Memory  /  Retrieval

How a Failed Assassination Attempt Pushed George Wallace to Reconsider His Segregationist Views

Fifty years ago, a fame-seeker shot the polarizing politician five times, paralyzing him from the waist down.

On May 15, 1972, the man Martin Luther King Jr. once called the “most dangerous racist in America” stepped up to the podium at a suburban Washington, D.C. shopping center. The governor of Alabama and an ardent segregationist, George Wallace was in Laurel, Maryland, campaigning to become the Democratic nominee for president. He fired up the crowd by railing against busing and the elite, continuing his long-standing tactic of stirring up fears among “forgotten” white Americans.

As Wallace shook hands with attendees after the speech, gunshots rang out, and screams filled the parking lot. The governor grabbed his stomach and fell to the ground. His second wife, Cornelia, threw herself over his bloody body. Two men seized the shooter, a fame-seeking loner from Milwaukee named Arthur Bremer. Shocked onlookers crowded around as reporters began relaying news of the assassination attempt across the nation.

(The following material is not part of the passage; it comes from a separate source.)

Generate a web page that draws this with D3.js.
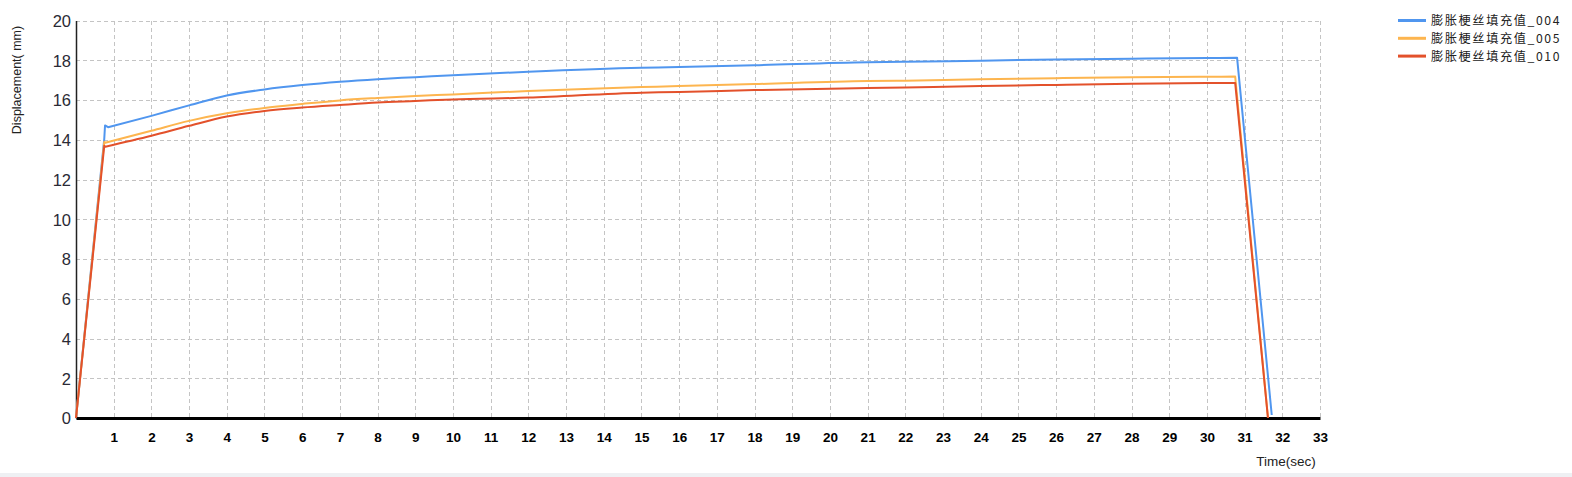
<!DOCTYPE html>
<html><head><meta charset="utf-8">
<script src="https://cdn.jsdelivr.net/npm/d3@7"></script>
<style>
html,body{margin:0;padding:0;background:#fff;}
svg{display:block;}
</style></head>
<body>
<svg id="c" width="1572" height="477"></svg>
<script>
const seriesNames = ["膨胀梗丝填充值_004", "膨胀梗丝填充值_005", "膨胀梗丝填充值_010"];
const seriesColors = ["#5096ef", "#fdb54f", "#e3512b"];

const time004 = [0,0.75,0.77,0.85,2,3,4,5,6,7,8,9,10,12,15,16,18,21,22,24,26,28,30,30.8,31.72];
const disp004 = [0,14.05,14.72,14.63,15.2,15.73,16.23,16.53,16.75,16.92,17.05,17.15,17.25,17.42,17.62,17.66,17.75,17.9,17.92,17.98,18.04,18.08,18.11,18.13,0.15];

const time005 = [0,0.75,0.78,2,3,4,5,6,7,8,9,10,12,15,16,18,21,22,24,26,28,30,30.75,31.62];
const disp005 = [0,13.9,13.85,14.45,14.95,15.33,15.6,15.8,15.98,16.1,16.2,16.28,16.45,16.65,16.7,16.8,16.95,16.97,17.05,17.1,17.15,17.17,17.18,0];

const time010 = [0,0.75,0.78,2,3,4,5,6,7,8,9,10,12,15,16,18,21,22,24,26,28,30,30.75,31.62];
const disp010 = [0,13.7,13.65,14.2,14.7,15.17,15.45,15.62,15.75,15.87,15.95,16.03,16.12,16.37,16.4,16.5,16.6,16.63,16.7,16.76,16.82,16.85,16.86,0];

// index where the smooth plateau starts (after the initial jump)
const plateauStart = [3, 2, 2];

const xTicks = d3.range(1, 34);
const yTicks = d3.range(0, 21, 2);

const series = [
  {name: seriesNames[0], color: seriesColors[0], k: plateauStart[0], pts: time004.map((t,i)=>[t, disp004[i]])},
  {name: seriesNames[1], color: seriesColors[1], k: plateauStart[1], pts: time005.map((t,i)=>[t, disp005[i]])},
  {name: seriesNames[2], color: seriesColors[2], k: plateauStart[2], pts: time010.map((t,i)=>[t, disp010[i]])}
];

const svg = d3.select("#c");
const x = d3.scaleLinear().domain([0, 33]).range([76, 1320]);
const y = d3.scaleLinear().domain([0, 20]).range([418, 20.5]);

// bottom strip
svg.append("rect").attr("x",0).attr("y",473).attr("width",1572).attr("height",4).attr("fill","#eef0f3");

// grid
const grid = svg.append("g").attr("stroke","#c4c4c4").attr("stroke-width",1).attr("stroke-dasharray","4,3").attr("shape-rendering","crispEdges");
grid.selectAll("line.h").data(yTicks.filter(d=>d>0)).join("line")
  .attr("x1", x(0)).attr("x2", x(33)).attr("y1", d=>Math.round(y(d))+0.5).attr("y2", d=>Math.round(y(d))+0.5);
grid.selectAll("line.v").data(xTicks).join("line")
  .attr("x1", d=>Math.round(x(d))+0.5).attr("x2", d=>Math.round(x(d))+0.5).attr("y1", y(20)).attr("y2", y(0));

// y axis
const yAxis = svg.append("g").attr("transform", `translate(${x(0)},0)`)
  .call(d3.axisLeft(y).tickValues(yTicks).tickSize(0).tickPadding(5).tickFormat(d3.format("d")));
yAxis.select(".domain").attr("stroke","#222").attr("stroke-width",1.5);
yAxis.selectAll("text").attr("font-family","'Liberation Sans', Arial, sans-serif").attr("font-size",16.5).attr("fill","#2a2a35").attr("dy","0.35em");

// x axis
const xAxis = svg.append("g").attr("transform", `translate(0,${y(0)})`)
  .call(d3.axisBottom(x).tickValues(xTicks).tickSize(0).tickPadding(14).tickFormat(d3.format("d")));
xAxis.select(".domain").attr("stroke","#000").attr("stroke-width",3);
xAxis.selectAll("text").attr("font-family","'Liberation Sans', Arial, sans-serif").attr("font-size",13.5).attr("font-weight","bold").attr("fill","#000");

// lines: linear rise, smooth plateau, linear drop
const lin = d3.line().x(d=>x(d[0])).y(d=>y(d[1]));
const smooth = d3.line().x(d=>x(d[0])).y(d=>y(d[1])).curve(d3.curveMonotoneX);
function pathFor(s) {
  const n = s.pts.length;
  const rise = lin(s.pts.slice(0, s.k + 1));
  const mid = smooth(s.pts.slice(s.k, n - 1)).replace(/^M/, "L");
  const drop = lin(s.pts.slice(n - 2)).replace(/^M[^L]*/, "");
  return rise + mid + drop;
}
svg.append("g").selectAll("path").data(series).join("path")
  .attr("d", pathFor).attr("fill","none").attr("stroke", d=>d.color).attr("stroke-width",2).attr("stroke-linejoin","round");

// axis titles
svg.append("text").attr("transform","translate(21,80) rotate(-90)").attr("text-anchor","middle")
  .attr("font-family","'Liberation Sans', Arial, sans-serif").attr("font-size",12.5).attr("fill","#222").text("Displacement( mm)");
svg.append("text").attr("x",1286).attr("y",466).attr("text-anchor","middle")
  .attr("font-family","'Liberation Sans', Arial, sans-serif").attr("font-size",13.5).attr("fill","#222").text("Time(sec)");

// legend
const leg = svg.append("g").selectAll("g").data(series).join("g")
  .attr("transform",(d,i)=>`translate(1398,${20.5 + i*17.8})`);
leg.append("line").attr("x1",0).attr("x2",28).attr("y1",0).attr("y2",0).attr("stroke",d=>d.color).attr("stroke-width",3);
leg.append("text").attr("x",33).attr("y",0).attr("dy","0.36em")
  .attr("font-family","'Noto Sans CJK SC', sans-serif").attr("font-size",12.2).attr("letter-spacing","1.6px").attr("fill","#222").text(d=>d.name);
</script>
</body></html>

“You knew it was probably going to happen at some point, but you pray every day that it doesn’t,” says Wallace’s daughter Peggy Wallace Kennedy, who was 22 years old at the time of the shooting. “It sounds terrible to say, but it was almost a relief when it happened. Obviously, I was so happy he survived.”

The attack marked a turning point in the life of America’s most notorious segregationist, a man who had sent armed state troopers to attack civil rights marchers and ordered police to close down the state’s public schools rather than submit to federally ordered integration. Shot five times, Wallace was paralyzed from the waist down. Chronic pain and complications stemming from the shooting prevented him from fulfilling his presidential ambitions, though he did mount a final bid for the nomination in 1976.

Instead of ascending to the United States’ highest office, Wallace continued his career in state politics—and, in an unexpected turn of events, spent his remaining years seeking forgiveness from the Black community for the hatred and division he’d sown at the height of the civil rights movement.

Fifty years after his shooting, Wallace’s tangled legacy remains the subject of intense debate. Some observers say the governor deserves forgiveness because he made amends with the very people he had wronged. (Civil rights icon John Lewis, for his part, publicly forgave Wallace in a 1998 New York Times op-ed.) But others see Wallace as an irredeemable villain.